Thursday, September 4, 2008

Power plant to come up on Jamnagar Marine Park land

Hiral Dave
Posted online: Thursday , September 04, 2008 at 02:32:17

Ahmedabad, September 3 A part of the Jamnagar Marine National Park and Sanctuary will now be regularised under the state government owned Western Gujarat Electricity Company (WGEC). The water cooling system — intake and outlet of a 240 MW power plant — was functioning on two hectares of the Sanctuary since 1982. Now the Gujarat Wildlife Advisory Board (WAB) has recommended to the Central government to hand over the said piece of land to the WGEC.

The WAB has termed its decision as a formal step towards land regularisation, even as the Fisheries College under the Junagadh Agriculture University has said that marine bio-diversity at the park has gone for a toss due to industrial pollution. Research officer N N Jani has said that the presence of the power plant and the nearby petrochemical units of Reliance and Essar, has led to the release of effluents and oil spills, which has had a severe impact on the biodiversity of the park.

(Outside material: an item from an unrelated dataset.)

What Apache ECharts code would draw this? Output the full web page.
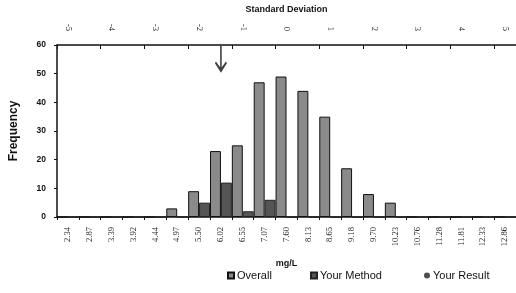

The Marine National Park at Sikka, some 15 kilometres from Jamnagar is one of its kind in the country. Spread on the southern shores of the Gulf of Kutch, it boasts of diverse flora and fauna; complete with a coral reef ecosystem and a mangrove plantation. It is home to a variety of turtles, shrimps, sponges, eels, sea urchins, dugana — a kind of seal, blackjacks, and birds like herons, egrets, ibises, spoonbills ducks and gulls.

The decision to hand over the land was taken at a meeting held in Gandhinagar on September 2. Chief Minister Narendra Modi, who also happens to be the WAB Chairman, and Pradeep Khanna, Chief Conservator of Forest, were among those present at the meeting.

P M Sata, Divisional Forest Officer, Marine National Park, said the two hectares of land has been a part of the MNP since its formation in 1982 under the Wildlife Act.

On his part, S K Nanda, a member of the Wildlife Advisory Board, said: “It was a technical error at the time of demarcating the boundaries for the Park, as the thermal power plant already existed there. There are other petrochemical/oil units located well within the Park.

“Even if the land belonged to the thermal power plant from the very beginning, its regularisation would break another wildlife law.

“There would be negligible space between the plant site and the MNP. According to the Wildlife Act, there should be no activity within five kilometres of the Park.”

State Forest and Environment Minister Mangubhai Patel refused to comment on the issue.